Capriati To Skip Wimbledon

New York Times

Jennifer Capriati, whose attempts to jumpstart her troubled career have apparently sputtered to a halt again, is expected to announce today that a strained back muscle and a lack of grass-court preparation have forced her to withdraw from Wimbledon.

Capriati, 20, has not competed at Wimbledon, where she reched the 1991 semifinals at age 15, since 1993. Capriati abandoned her professional career after a first-round loss at the 1993 U.S. Open, but this year she started a comeback that has been sporadic.

In her first return to the Grand Slam scene last month at the French Open, Capriati, who arrived in Paris nervous and without a coach, foundered in the first round.

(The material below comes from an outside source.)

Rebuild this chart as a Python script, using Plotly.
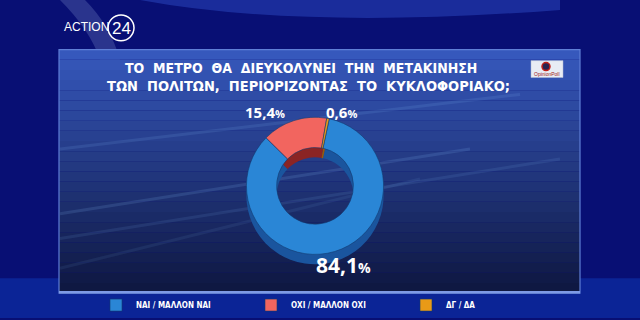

A distraught Capriati created more unflattering headlines for herself four days later when she became involved in a brawl with her boyfriend and a waitress at a Tampa, Fla., bar.

Despite the fracas, the 104th-ranked Capriati had been practicing for Wimbledon and, according to her father, Stefano, seemed set on competing.

Capriati made her decision to pass up Wimbledon even before learning of her unenviable first-round draw of Lori McNeil, the same dangerous floater who sank Steffi Graf’s quest for a fourth straight Wimbledon crown in 1994 by ambushing the top-seeded player in the first round.

The event has regained its 1992 runner-up, Monica Seles, after an involuntary three-year absence, but another familiar face, Gabriela Sabatini of Argentina, is skipping Wimbledon. The pulled stomach muscle that caused Sabatini to skip the French Open has forced her to miss Wimbledon for the first time in 12 years. Sabatini, whose only Grand Slam title came at the 1990 U.S. Open, has dropped out of the top 10 for the first time in a decade.

Sabatini sustained the injury while practicing her serve in Key Biscayne, Fla., in mid-April and has since been convalescing, and taking singing lessons, at home in Buenos Aires.

According to Sabatini’s agent, Dick Dell, rumors that the 26-year-old player was ready to trade in her racquet to launch a new career as a chanteuse are unfounded.

“There’s no retirement,” said Dell, who did admit that Sabatini had been plagued by “motivation problems” earlier this season. Dell said the layoff appeared to have rekindled Sabatini’s interest in tennis, and that she and her coach, Juan Nunez, will resume a full practice schedule this week to prepare for the Olympics next month in Atlanta.